— start DATA BLOCK —
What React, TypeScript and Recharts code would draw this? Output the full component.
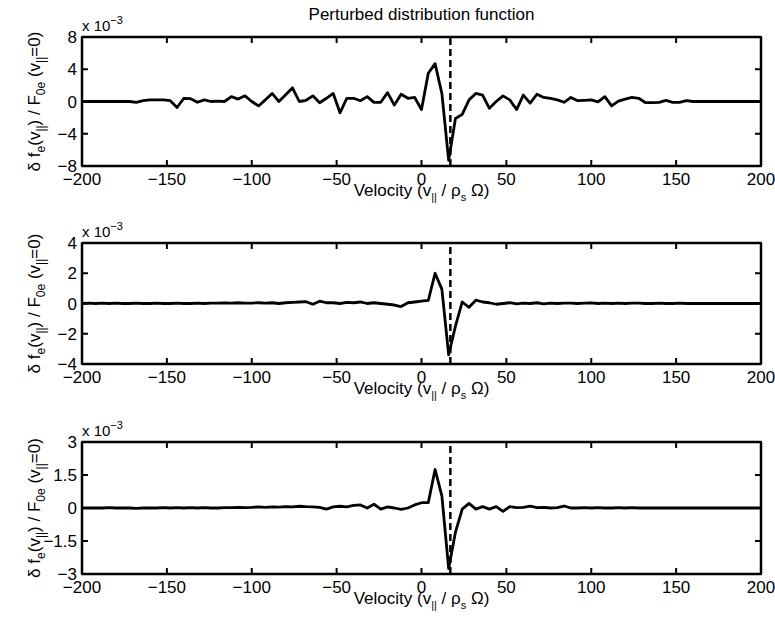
import { LineChart, Line, XAxis, YAxis, ReferenceLine } from "recharts"

// parallel velocity grid (v_|| / rho_s Omega)
const velocity = [
  -200, -196, -192, -188, -184, -180, -176, -172, -168, -164,
  -160, -156, -152, -148, -144, -140, -136, -132, -128, -124,
  -120, -116, -112, -108, -104, -100, -96, -92, -88, -84,
  -80, -76, -72, -68, -64, -60, -56, -52, -48, -44,
  -40, -36, -32, -28, -24, -20, -16, -12, -8, -4,
  0, 4, 8, 12, 16, 20, 24, 28, 32, 36,
  40, 44, 48, 52, 56, 60, 64, 68, 72, 76,
  80, 84, 88, 92, 96, 100, 104, 108, 112, 116,
  120, 124, 128, 132, 136, 140, 144, 148, 152, 156,
  160, 164, 168, 172, 176, 180, 184, 188, 192, 196,
  200,
]

// delta f_e / F_0e, in units of 1e-3
const dfTop = [
  0, 0, 0, 0, 0, 0, 0, 0, -0.1, 0.1,
  0.2, 0.2, 0.2, 0.1, -0.75, 0.4, 0.35, -0.1, 0.2, 0,
  0.05, 0, 0.6, 0.3, 0.7, 0, -0.55, 0.2, 1.0, 0,
  0.85, 1.7, 0, 0.15, 0.7, -0.15, 0.4, 1.0, -1.4, 0.4,
  0.4, 0.1, 0.6, -0.1, -0.1, 1.1, -0.45, 0.9, 0.4, 0.5,
  -1.0, 3.5, 4.7, 1.0, -7.3, -2.1, -1.6, 0.2, 1.0, 0.8,
  -0.85, 0, 0.7, 0.2, -1.0, 0.8, -0.2, 0.9, 0.5, 0.4,
  0.2, -0.1, 0.5, 0.1, 0.15, 0.2, -0.05, 0.6, -0.55, 0.05,
  0.3, 0.5, 0.4, -0.15, -0.15, -0.1, 0.15, -0.1, -0.1, 0.1,
  0, 0, 0, 0, 0, 0, 0, 0, 0, 0,
  0,
]

const dfMid = [
  0, 0.02, 0, 0.02, 0, 0.02, 0, 0, 0.02, 0,
  0, 0.02, 0, 0, 0.02, 0, 0, 0.02, 0, 0.03,
  0.02, 0.04, 0.02, 0.05, 0.03, 0.03, 0.05, 0.02, 0.05, 0,
  0.05, 0.08, 0.1, 0.12, -0.05, 0.15, 0.05, 0.05, 0, 0.08,
  0.05, 0.1, 0, 0.05, 0, -0.05, -0.1, -0.2, 0.05, 0.1,
  0.15, 0.2, 2.0, 0.95, -3.4, -1.5, 0.1, -0.25, 0.22, 0.1,
  0.05, -0.05, 0, 0.05, -0.03, 0.02, 0, 0.05, -0.02, 0.02,
  0, 0.02, 0.03, 0, 0.02, 0.04, 0, 0.02, 0, 0.02,
  0, 0.02, 0.03, 0, 0, 0.02, 0, 0, 0.02, 0,
  0, 0, 0, 0, 0, 0, 0, 0, 0, 0,
  0,
]

const dfBot = [
  0, 0, 0, 0, 0.02, 0, 0, 0, -0.02, 0,
  0, 0, 0.02, 0, 0.02, 0, 0.02, 0, 0.02, 0,
  0, 0.02, 0.02, 0.03, 0.02, 0.03, 0.05, 0.03, 0.05, 0.04,
  0.06, 0.05, 0.08, 0.06, 0.05, 0.03, -0.05, 0.05, 0.08, 0.05,
  0.12, 0.14, 0, 0.17, -0.05, 0.05, 0, -0.06, 0, 0.14,
  0.24, 0.24, 1.75, 0.55, -2.75, -1.1, -0.05, 0.21, -0.05, 0.06,
  -0.05, 0.06, -0.15, 0.06, 0.02, 0.03, 0.08, 0.02, 0.03, 0,
  0.02, 0.09, 0, 0, 0.02, 0, 0.02, 0, 0, 0.02,
  0, 0.02, 0, 0, 0, 0, 0, 0, 0, 0,
  0, 0, 0, 0, 0, 0, 0, 0, 0, 0,
  0,
]

const velocityTicks = [-200, -150, -100, -50, 0, 50, 100, 150, 200]
const topTicks = [-8, -4, 0, 4, 8]
const midTicks = [-4, -2, 0, 2, 4]
const botTicks = [-3, -1.5, 0, 1.5, 3]
const resonance = 17

const font = '"Liberation Sans", Arial, Helvetica, sans-serif'
const fmt = (t: number) => String(t).replace("-", "\u2212")

// layout of every panel (px)
const W = 775
const LEFT = 82
const RIGHT = 14
const TOP = 37
const XAXIS_H = 39
const TICK = 6
const BOX = 2.5
// recharts default tickSize (6) + tickMargin (2)
const OFF = 8

function XLab({ viewBox }: any) {
  const cx = viewBox.x + viewBox.width / 2
  const y = viewBox.y + 30
  return (
    <text x={cx} y={y} textAnchor="middle" fontSize={17} fontFamily={font} fill="#000">
      Velocity (v<tspan dy={5} fontSize={11}>||</tspan>
      <tspan dy={-5}> / ρ</tspan>
      <tspan dy={5} fontSize={11}>s</tspan>
      <tspan dy={-5}> Ω)</tspan>
    </text>
  )
}

function YLab({ viewBox, title }: any) {
  const x = viewBox.x + 40
  const cy = viewBox.y + viewBox.height / 2
  const top = viewBox.y
  const mid = LEFT + (W - LEFT - RIGHT) / 2
  return (
    <g>
      <text x={x} y={cy} transform={`rotate(-90 ${x} ${cy})`} textAnchor="middle" fontSize={17} fontFamily={font} fill="#000">
        δ f<tspan dy={5} fontSize={12}>e</tspan>
        <tspan dy={-5}>(v</tspan>
        <tspan dy={5} fontSize={12}>||</tspan>
        <tspan dy={-5}>) / F</tspan>
        <tspan dy={5} fontSize={12}>0e</tspan>
        <tspan dy={-5}> (v</tspan>
        <tspan dy={5} fontSize={12}>||</tspan>
        <tspan dy={-5}>=0)</tspan>
      </text>
      {title && (
        <text x={mid} y={top - 17} textAnchor="middle" fontSize={17} fontFamily={font} fill="#000">
          {title}
        </text>
      )}
      <text x={LEFT} y={top - 6} fontSize={15} fontFamily={font} fill="#000">
        x 10<tspan dy={-7} fontSize={11}>−3</tspan>
      </text>
    </g>
  )
}

// inward tick marks on bottom and top, plus the label
function VTick({ x, y, payload }: any) {
  const bottom = Number(y) - OFF
  return (
    <g>
      <path d={`M${x},${bottom}v${-TICK}M${x},${TOP}v${TICK}`} stroke="#000" strokeWidth={2} fill="none" />
      <text x={x} y={bottom + 19} textAnchor="middle" fontSize={17} fontFamily={font} fill="#000">
        {fmt(payload.value)}
      </text>
    </g>
  )
}

// inward tick marks on left and right, plus the label
function HTick({ x, y, payload }: any) {
  const left = Number(x) + OFF
  const right = W - RIGHT
  return (
    <g>
      <path d={`M${left},${y}h${TICK}M${right},${y}h${-TICK}`} stroke="#000" strokeWidth={2} fill="none" />
      <text x={left - 5} y={Number(y) + 6} textAnchor="end" fontSize={17} fontFamily={font} fill="#000">
        {fmt(payload.value)}
      </text>
    </g>
  )
}

const axisLine = { stroke: "#000", strokeWidth: 2.5 }

function Panel({ series, ticks, height, bottomGap, title }: any) {
  const data = velocity.map((v, i) => ({ v, df: series[i] }))
  const yDomain = [ticks[0], ticks[ticks.length - 1]]
  const plotH = height - bottomGap - XAXIS_H - TOP
  return (
    <div style={{ position: "relative", width: W, height }}>
      <LineChart width={W} height={height} data={data} margin={{ top: TOP, right: RIGHT, bottom: bottomGap, left: 0 }}>
        <XAxis
          dataKey="v"
          type="number"
          domain={[-200, 200]}
          ticks={velocityTicks}
          height={XAXIS_H}
          axisLine={axisLine}
          tickLine={false}
          tick={VTick}
          interval={0}
          label={(p: any) => <XLab {...p} />}
        />
        <YAxis
          type="number"
          domain={yDomain}
          ticks={ticks}
          width={LEFT}
          axisLine={axisLine}
          tickLine={false}
          tick={HTick}
          interval={0}
          label={(p: any) => <YLab {...p} title={title} />}
        />
        <ReferenceLine y={yDomain[1]} stroke="#000" strokeWidth={2.5} ifOverflow="visible" />
        <ReferenceLine x={200} stroke="#000" strokeWidth={2.5} ifOverflow="visible" />
        <ReferenceLine x={resonance} stroke="#000" strokeWidth={2.5} strokeDasharray="7 4" />
        <Line
          type="linear"
          dataKey="df"
          stroke="#000"
          strokeWidth={2.8}
          strokeLinejoin="round"
          dot={false}
          isAnimationActive={false}
        />
      </LineChart>
      {/* box frame around the plot area */}
      <div
        style={{
          position: "absolute",
          left: LEFT - BOX / 2,
          top: TOP - BOX / 2,
          width: W - LEFT - RIGHT + BOX,
          height: plotH + BOX,
          border: `${BOX}px solid #000`,
          boxSizing: "border-box",
          pointerEvents: "none",
        }}
      />
    </div>
  )
}

export default function App() {
  return (
    <div style={{ position: "absolute", left: 0, top: 0, width: 775, height: 620, background: "#fff" }}>
      <Panel series={dfTop} ticks={topTicks} height={206} bottomGap={1} title="Perturbed distribution function" />
      <Panel series={dfMid} ticks={midTicks} height={199} bottomGap={2} />
      <Panel series={dfBot} ticks={botTicks} height={208} bottomGap={0} />
    </div>
  )
}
— end DATA BLOCK —
THE REQUEST — The lines from the top of the data above through the one holding "XAxis, YAxis, ReferenceLine" are to be repeated exactly, and only those, with no pictures.

SOLUTION TO THE PROBLEM —
What React, TypeScript and Recharts code would draw this? Output the full component.
import { LineChart, Line, XAxis, YAxis, ReferenceLine } from "recharts"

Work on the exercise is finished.